I just bought 30 copies.
To order this book from Amazon, click on the title below for Pursuing God’s Will Together: A Discernment Practice for Leadership Groups, by Ruth Haley Barton.
Your Weekly Staff Meeting Questions:
1) Ruth Haley Barton says that “conflict happens in all relationships; the only question is what we will do when it does.” Why might “conflict transformation” (versus conflict avoidance) be a bedrock value that must be in place before you begin a spiritual discernment process?
2) Overwhelmed? Too much to do? Doing the work of three people? Barton says that a spiritual discernment process will help us realize that “When we refuse to live within our limits, we wear out ourselves and those who lead with us.” What are other reasons why discernment is so important?
Are You Battle-ready? - Insights from Mastering the Management Buckets: 20 Critical Competencies for Leading Your Business or Nonprofit
One of the big ideas in Chapter 13 (The Crisis Bucket) in my book, Mastering the Management Buckets, is to be battle-ready.
Peter Drucker said, “Fortunately or unfortunately, the one predictable thing in any organization is the crisis. That always comes. That’s when you do depend on the leader.” He said that the job of the leader is to build an organization that is “battle-ready, that has high morale, that knows how to behave, that trusts itself, and where people trust one another.”
If the shocking crisis that devastated the community of Aurora, Colo., last week were to happen near your church or ministry—would you be battle-ready?

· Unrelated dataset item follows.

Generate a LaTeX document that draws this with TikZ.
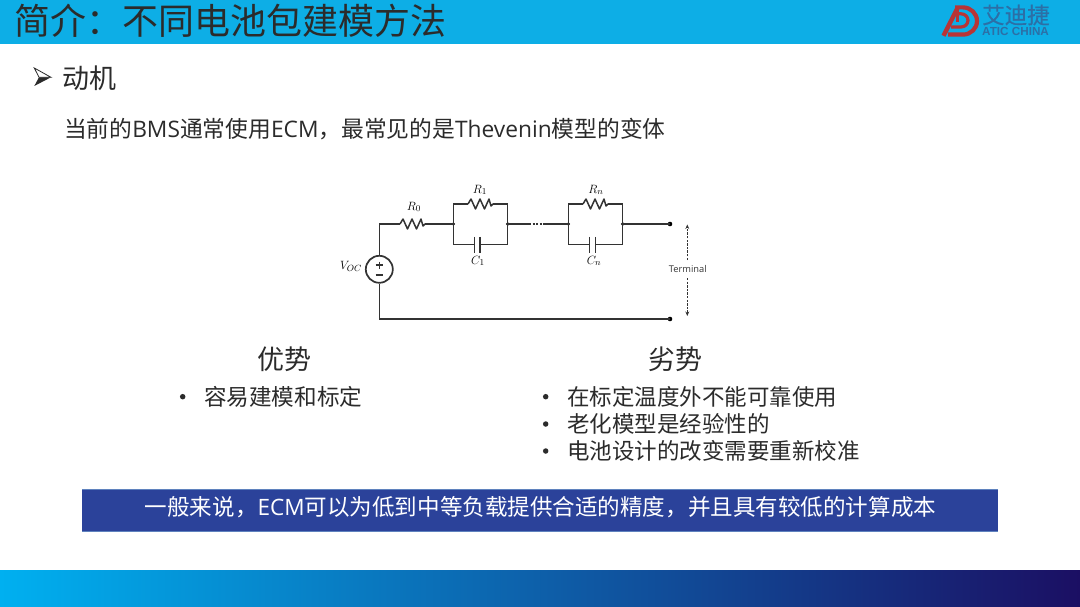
\documentclass[tikz,border=0pt]{standalone}
\usepackage{fontspec}
\setmainfont{Open Sans}
\newfontfamily\cjk{Noto Sans CJK SC}
\newfontfamily\cjkbold[FakeBold=0.5]{Noto Sans CJK SC}
\usetikzlibrary{arrows.meta}
\definecolor{hdr}{HTML}{0DAEE6}
\definecolor{ink}{HTML}{2B2B2B}
\definecolor{wire}{HTML}{333333}
\definecolor{barblue}{HTML}{2B429A}
\definecolor{barrim}{HTML}{5F82BE}
\definecolor{logored}{HTML}{B83436}
\definecolor{logoblue}{HTML}{2C6FA6}
\definecolor{footleft}{HTML}{00B0F0}
\definecolor{footmid}{HTML}{00609F}
\definecolor{footright}{HTML}{1B0F63}
\newcommand{\fs}[1]{\fontsize{#1}{#1}\selectfont}
\tikzset{
  txt/.style={inner sep=0pt,outer sep=0pt,text=ink,font=\cjk},
  wireline/.style={draw=wire,line width=1.6pt},
  thinwire/.style={draw=wire,line width=1.5pt},
  junction/.style={circle,fill=black,inner sep=0pt,minimum size=3.6pt},
  termdot/.style={circle,fill=black,inner sep=0pt,minimum size=4.6pt},
  lab/.style={inner sep=0pt,text=black,font=\fs{13}},
  bulletdot/.style={circle,fill=ink,inner sep=0pt,minimum size=5.5pt},
  resistorpic/.pic={
    \coordinate (-in) at (0,0);
    \coordinate (-out) at (25,0);
    \draw[thinwire,line join=round] (0,0)--(3,-5)--(7.5,5)--(12,-5)--(16.5,5)--(21,-5)--(23,2)--(25,0);
  },
  capacitorpic/.pic={
    \coordinate (-in) at (-2.8,0);
    \coordinate (-out) at (2.8,0);
    \draw[thinwire] (-2.8,-7.8)--(-2.8,7.8);
    \draw[thinwire] (2.8,-7.8)--(2.8,7.8);
  }
}
\begin{document}
\begin{tikzpicture}[x=1pt,y=-1pt]
\useasboundingbox (0,0) rectangle (1080,607);
\fill[white] (0,0) rectangle (1080,607);
% header
\fill[hdr] (0,0) rectangle (1080,44);
\node[txt,anchor=west,font=\cjk\fs{35.95}] (title) at (15,21) {简介：不同电池包建模方法};
% logo
\draw[logored,line width=4.4pt] (943.5,35.8)--(957.5,8);
\draw[logored,line width=3.4pt] (957.5,9)--(957.5,22);
\draw[logored,line width=4.2pt] (955,7.4)--(963,7.4) arc[start angle=-90,end angle=90,x radius=14,y radius=13.6] -- (948,34.6);
\draw[logored,line width=3.2pt] (951,27)--(961,27) arc[start angle=90,end angle=-90,x radius=7,y radius=6.6] -- (957.5,13.8);
\node[inner sep=0pt,text=logoblue,font=\cjkbold\fs{22.5},anchor=west] (logocn) at (982,15) {艾迪捷};
\node[inner sep=0pt,text=logoblue,font=\fontspec{Liberation Sans}\bfseries\fs{11.7},anchor=west] (logoen) at (982,31) {ATIC CHINA};
% heading bullet
\draw[ink,line width=.8pt,line join=miter,fill=white] (34.3,68)--(51,77.3)--(39,77.3)--cycle;
\fill[ink] (34.3,86)--(51,77.3)--(39,77.3)--cycle;
\node[txt,anchor=west,font=\cjk\fs{27}] (h1) at (62,78) {动机};
\node[txt,anchor=west,font=\fs{22.75}] (intro) at (64,129) {{\cjk 当前的}BMS{\cjk 通常使用}ECM{\cjk ，最常见的是}Thevenin{\cjk 模型的变体}};
% circuit points
\node[circle,draw=wire,line width=1.7pt,minimum size=27pt,inner sep=0pt] (vs) at (379.3,269.3) {};
\draw[wire,line width=1.6pt] (375.6,265.2)--(383,265.2) (379.3,261.5)--(379.3,268.9) (375.6,275.2)--(383,275.2);
\coordinate (tl) at (379.3,224);
\coordinate (bl) at (379.3,319);
\pic (r0) at (400,224) {resistorpic};
\node[junction] (j1) at (453.3,224) {};
\node[junction] (j2) at (507.7,224) {};
\coordinate (j1t) at (453.3,204);
\coordinate (j2t) at (507.7,204);
\coordinate (j1b) at (453.3,244.7);
\coordinate (j2b) at (507.7,244.7);
\pic (r1) at (468,204) {resistorpic};
\pic (c1) at (477.2,244.7) {capacitorpic};
\coordinate (dotA) at (529,224);
\coordinate (dotB) at (545,224);
\node[junction] (j3) at (568.3,224) {};
\node[junction] (j4) at (622.7,224) {};
\coordinate (j3t) at (568.3,204);
\coordinate (j4t) at (622.7,204);
\coordinate (j3b) at (568.3,244.7);
\coordinate (j4b) at (622.7,244.7);
\pic (rn) at (583,204) {resistorpic};
\pic (cn) at (592.5,244.7) {capacitorpic};
\node[termdot] (t1) at (670,224) {};
\node[termdot] (t2) at (670,319) {};
% wires
\draw[wireline,line join=miter] (vs.north) -- (tl) -- (r0-in);
\draw[wireline] (r0-out) -- (j1.center);
\draw[wireline] (vs.south) -- (bl) -- (t2.center);
\draw[thinwire] (j1.center) -- (j1t) -- (r1-in) (r1-out) -- (j2t) -- (j2.center);
\draw[thinwire] (j1.center) -- (j1b) -- (c1-in) (c1-out) -- (j2b) -- (j2.center);
\draw[wireline] (j2.center) -- (dotA);
\draw[wire,line width=1.5pt,dash pattern=on 2pt off 1.6pt] (dotA) -- (dotB);
\draw[wireline] (dotB) -- (j3.center);
\draw[thinwire] (j3.center) -- (j3t) -- (rn-in) (rn-out) -- (j4t) -- (j4.center);
\draw[thinwire] (j3.center) -- (j3b) -- (cn-in) (cn-out) -- (j4b) -- (j4.center);
\draw[wireline] (j4.center) -- (t1.center);
% terminal
\node[inner sep=0pt,text=wire,font=\fs{9.3}] (term) at (687.8,269.5) {Terminal};
\coordinate (au) at (687.3,224.5);
\coordinate (ad) at (687.3,316);
\coordinate (as) at (687.3,260);
\coordinate (ae) at (687.3,278);
\draw[wire,line width=.8pt,dash pattern=on 2.4pt off 1.2pt,-{Stealth[length=4.5pt,width=3.8pt]}] (as) -- (au);
\draw[wire,line width=.8pt,dash pattern=on 2.4pt off 1.2pt,-{Stealth[length=4.5pt,width=3.8pt]}] (ae) -- (ad);
% circuit labels
\node[lab] (lvoc) at (351,266) {$V_{OC}$};
\node[lab] (lr0) at (414,207) {$R_0$};
\node[lab] (lr1) at (480,190) {$R_1$};
\node[lab] (lc1) at (478,261) {$C_1$};
\node[lab] (lrn) at (596,190) {$R_n$};
\node[lab] (lcn) at (594,261) {$C_n$};
% columns
\node[txt,font=\cjk\fs{27}] (adv) at (284,359) {优势};
\node[txt,font=\cjk\fs{27}] (dis) at (675,359) {劣势};
\node[bulletdot] (b1) at (182.7,396.7) {};
\node[txt,anchor=west,font=\cjk\fs{22.6}] (a1) at (204,397) {容易建模和标定};
\node[bulletdot] (b2) at (545.7,396.7) {};
\node[txt,anchor=west,font=\cjk\fs{22.5}] (d1) at (567,397) {在标定温度外不能可靠使用};
\node[bulletdot] (b3) at (545.7,424) {};
\node[txt,anchor=west,font=\cjk\fs{22.5}] (d2) at (567,424) {老化模型是经验性的};
\node[bulletdot] (b4) at (545.7,451) {};
\node[txt,anchor=west,font=\cjk\fs{22.5}] (d3) at (567,451) {电池设计的改变需要重新校准};
% bar
\fill[barblue] (82,489) rectangle (998,531);
\draw[barrim,line width=1pt] (82,489)--(998,489) (82,531)--(998,531);
\node[inner sep=0pt,text=white,font=\fs{22.55}] (barText) at (540.5,507) {{\cjk 一般来说，}ECM{\cjk 可以为低到中等负载提供合适的精度，并且具有较低的计算成本}};
% footer
\shade[left color=footleft,middle color=footmid,right color=footright] (0,570) rectangle (1080,607);
\end{tikzpicture}
\end{document}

For more resources, visit the Crisis Bucket webpage and download the worksheet, “Plan Now for Your Next Crisis.”
ECFA Blog on “Governance of Christ-centered Organizations”
Add your thoughts and comments to John Pearson’s weekly blog posts, including the latest, “Great Boards & the Elephants in the Room.”
Thanks for this, John! I'm encouraged that more of us are awakening to the fact that spiritual discernment has been missing from our decision-making processes as spiritual leaders. I've had opportunity to read this book and sit through a facilitated experience by Ruth twice now and will absolutely vouch for God's deep desire to speak and guide if we would but listen.